Deferral And Minimization Of Estate Taxes - Exclusion of Property from the Gross Estate
Exclusion of Property from the Gross Estate
As we learned from previous lessons, the gross estate is the total fair market value (FMV) of all interests and property held or owned by the decedent at the time of their death. In order to avoid potential estate tax liability, individuals can employ several different techniques to reduce the size of their gross estate. They include some of the following methods:
Estate Reduction Techniques:Lifetime Gifting Strategies1) Transfer Life Insurance Ownership – Life insurance proceeds can be removed from the potential gross estate by transferring ownership to someone other than yourself.

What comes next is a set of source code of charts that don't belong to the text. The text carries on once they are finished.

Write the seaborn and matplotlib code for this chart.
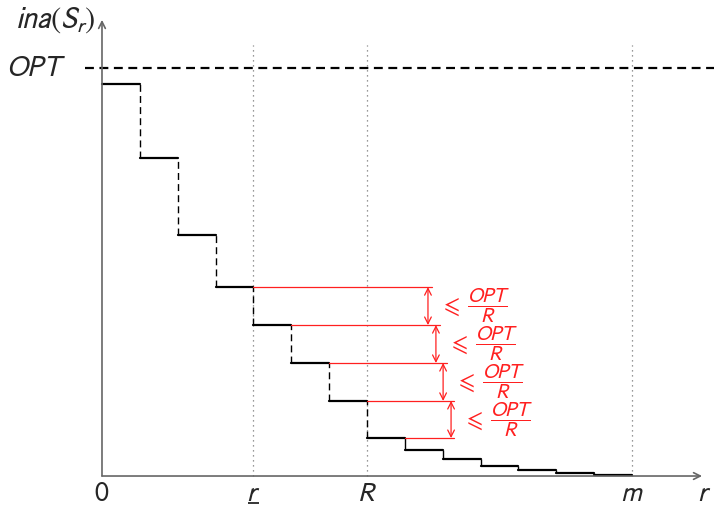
import numpy as np
import pandas as pd
import seaborn as sns
import matplotlib.pyplot as plt

# step heights of ina(S_r), OPT normalised to 1
step_levels = [0.961, 0.779, 0.591, 0.463, 0.370, 0.277, 0.184, 0.093,
               0.064, 0.042, 0.025, 0.015, 0.007, 0.002]
opt_level = 1.0
r_low, r_big, m_end = 4, 7, 14
tick_pos = [0, r_low, r_big, m_end]
tick_text = ['$0$', '$r$', '$R$', '$m$']

# red bound annotations (levels index 3..7)
bound_idx = [3, 4, 5, 6]
arrow_x = [8.61, 8.82, 9.01, 9.22]
red_end = [8.72, 8.93, 9.11, 9.30, 9.30]

sns.set_theme(style="white")
plt.rcParams['mathtext.fontset'] = 'stixsans'
plt.rcParams['font.family'] = ['DejaVu Sans']

fig = plt.figure(figsize=(7.14, 5.08), dpi=100)
ax = fig.add_axes([0, 0, 1, 1])
ax.set_xlim(-2.694, 16.165)
ax.set_ylim(-0.0784, 1.1667)
ax.axis('off')

# axes with arrows
grey = '#666666'
ax.annotate('', xy=(15.85, 0), xytext=(0, 0),
            arrowprops=dict(arrowstyle='->', color=grey, lw=1.2, shrinkA=0, shrinkB=0))
ax.annotate('', xy=(0, 1.118), xytext=(0, 0),
            arrowprops=dict(arrowstyle='->', color=grey, lw=1.2, shrinkA=0, shrinkB=0))

# dotted guides
ax.vlines([r_low, r_big, m_end], 0, 1.056, colors='#777777', linestyles=(0, (1, 3)), lw=0.9)

# OPT dashed line
ax.hlines(opt_level, -0.45, 16.2, colors='black', linestyles=(0, (4, 2.5)), lw=1.6)

# horizontal steps
n = len(step_levels)
df_steps = pd.DataFrame({
    'x': np.repeat(np.arange(n), 2) + np.tile([0, 1], n),
    'y': np.repeat(step_levels, 2),
    'seg': np.repeat(np.arange(n), 2),
})
sns.lineplot(data=df_steps, x='x', y='y', units='seg', estimator=None,
             color='black', lw=1.6, ax=ax, legend=False)

# vertical connectors
for k in range(1, n):
    ls = (0, (5, 3)) if k <= r_big else '-'
    ax.vlines(k, step_levels[k], step_levels[k - 1], colors='black',
              linestyles=ls, lw=1.0)

# red horizontal lines
red_rows = []
for j, k in enumerate(range(3, 8)):
    red_rows += [(k + 1, step_levels[k], j), (red_end[j], step_levels[k], j)]
df_red = pd.DataFrame(red_rows, columns=['x', 'y', 'seg'])
sns.lineplot(data=df_red, x='x', y='y', units='seg', estimator=None,
             color='#ff2020', lw=0.9, ax=ax, legend=False)

# red arrows and labels
for xa, k in zip(arrow_x, bound_idx):
    ax.annotate('', xy=(xa, step_levels[k + 1]), xytext=(xa, step_levels[k]),
                arrowprops=dict(arrowstyle='<->', color='#ff2020', lw=0.9,
                                shrinkA=0, shrinkB=0))
    mid = (step_levels[k] + step_levels[k + 1]) / 2
    ax.text(xa + 0.32, mid, r'$\leqslant$', color='#ff2020', fontsize=17,
            ha='left', va='center')
    ax.text(xa + 1.02, mid, r'$\dfrac{OPT}{R}$', color='#ff2020', fontsize=15,
            ha='left', va='center')

# labels
ax.text(-0.95, opt_level, '$OPT$', fontsize=21, ha='right', va='center')
ax.text(-0.18, 1.118, '$ina(S_r)$', fontsize=22, ha='right', va='center')
for p, t in zip(tick_pos, tick_text):
    ax.text(p, -0.042, t, fontsize=20, ha='center', va='center')
# underline under the lower r
ax.hlines(-0.067, r_low - 0.14, r_low + 0.14, colors='black', lw=1.1)
ax.text(15.9, -0.042, '$r$', fontsize=20, ha='center', va='center')

fig.savefig('out.png', dpi=100)
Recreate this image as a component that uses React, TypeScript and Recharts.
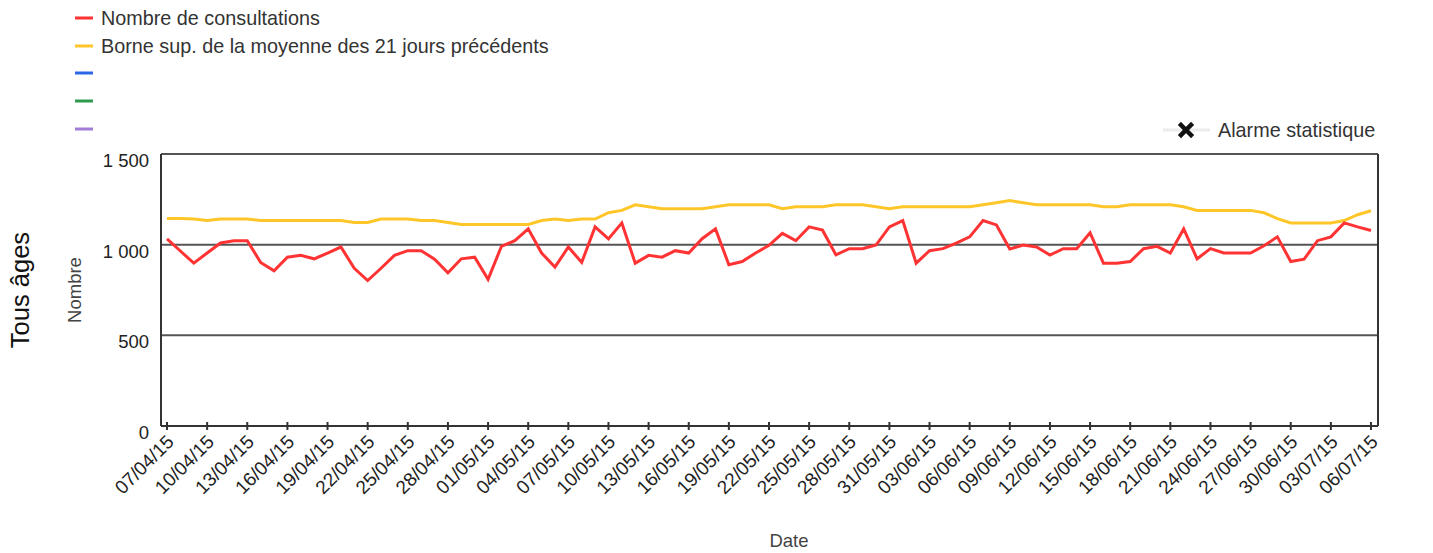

2) Retitle Assets – Transfer or retitle assets to the name of your spouse or another individual.
3) Irrevocable Trusts – Irrevocable trust transfers are a completed gift. Revocable trusts are not completed transfers because the donor has retained the power to demand return of the trust property.
4) Life Insurance – Life insurance can be purchased in an amount equivalent to pay the estimated estate taxes are expected to incur.
Be aware of the Three-Year Rule:In section 2035 of the United States Tax Code, assets transferred or retitled within three years of your death will be (in most every case) brought back for inclusion in the gross estate of the decedent if they die with three years of the transfer.